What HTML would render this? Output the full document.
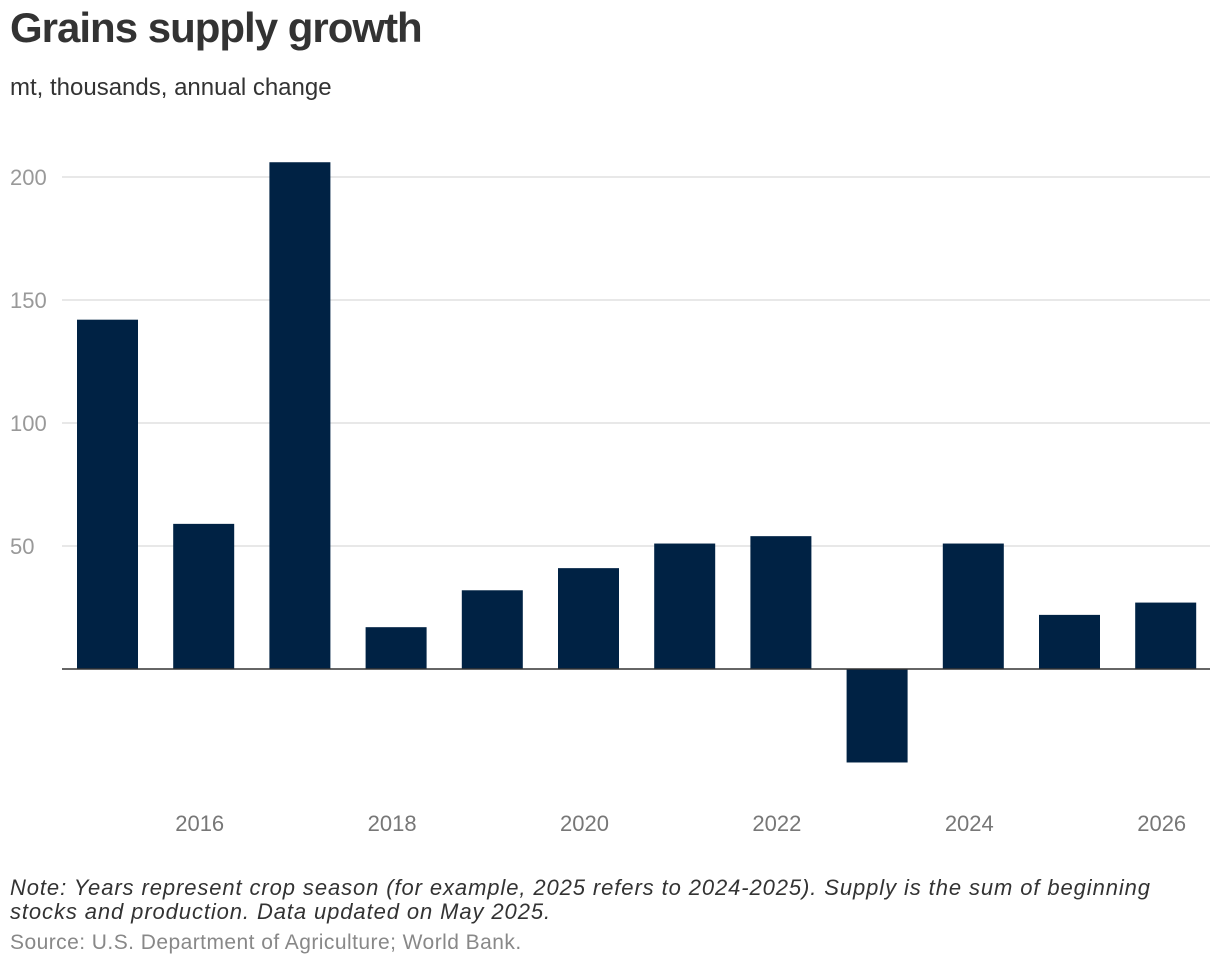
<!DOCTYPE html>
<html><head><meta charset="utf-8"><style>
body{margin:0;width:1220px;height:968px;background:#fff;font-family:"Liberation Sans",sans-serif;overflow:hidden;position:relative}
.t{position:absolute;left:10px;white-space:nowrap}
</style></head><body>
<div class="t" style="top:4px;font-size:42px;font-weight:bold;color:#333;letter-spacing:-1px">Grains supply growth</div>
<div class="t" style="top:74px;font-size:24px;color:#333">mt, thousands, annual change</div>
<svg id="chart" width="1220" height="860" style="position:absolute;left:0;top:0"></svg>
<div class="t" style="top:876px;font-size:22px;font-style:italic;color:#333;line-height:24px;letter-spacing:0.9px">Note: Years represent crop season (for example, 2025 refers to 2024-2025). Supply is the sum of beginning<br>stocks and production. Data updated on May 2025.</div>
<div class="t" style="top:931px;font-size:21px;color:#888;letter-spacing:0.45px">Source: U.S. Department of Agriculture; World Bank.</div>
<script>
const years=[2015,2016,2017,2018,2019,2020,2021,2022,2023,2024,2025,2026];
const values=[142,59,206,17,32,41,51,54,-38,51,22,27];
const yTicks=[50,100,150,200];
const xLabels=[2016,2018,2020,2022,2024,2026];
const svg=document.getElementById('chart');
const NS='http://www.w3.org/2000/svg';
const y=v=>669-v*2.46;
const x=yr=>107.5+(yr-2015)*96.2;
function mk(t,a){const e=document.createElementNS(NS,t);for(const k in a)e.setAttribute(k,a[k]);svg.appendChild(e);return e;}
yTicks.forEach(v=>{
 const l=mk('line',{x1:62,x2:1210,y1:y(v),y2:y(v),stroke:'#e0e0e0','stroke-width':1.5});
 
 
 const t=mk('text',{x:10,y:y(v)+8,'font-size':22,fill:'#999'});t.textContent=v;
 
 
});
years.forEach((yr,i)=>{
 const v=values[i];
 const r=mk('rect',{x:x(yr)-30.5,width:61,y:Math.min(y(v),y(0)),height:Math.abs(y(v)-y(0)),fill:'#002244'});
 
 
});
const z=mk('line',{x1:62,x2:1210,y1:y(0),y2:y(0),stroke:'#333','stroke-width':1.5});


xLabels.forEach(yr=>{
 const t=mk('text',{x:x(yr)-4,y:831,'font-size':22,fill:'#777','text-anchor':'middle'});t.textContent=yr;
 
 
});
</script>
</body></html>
++++
**Goal of the exercise**: Copy out each line of the data where the string "document" appears.

**The solution**:
What HTML would render this? Output the full document.
const svg=document.getElementById('chart');
function mk(t,a){const e=document.createElementNS(NS,t);for(const k in a)e.setAttribute(k,a[k]);svg.appendChild(e);return e;}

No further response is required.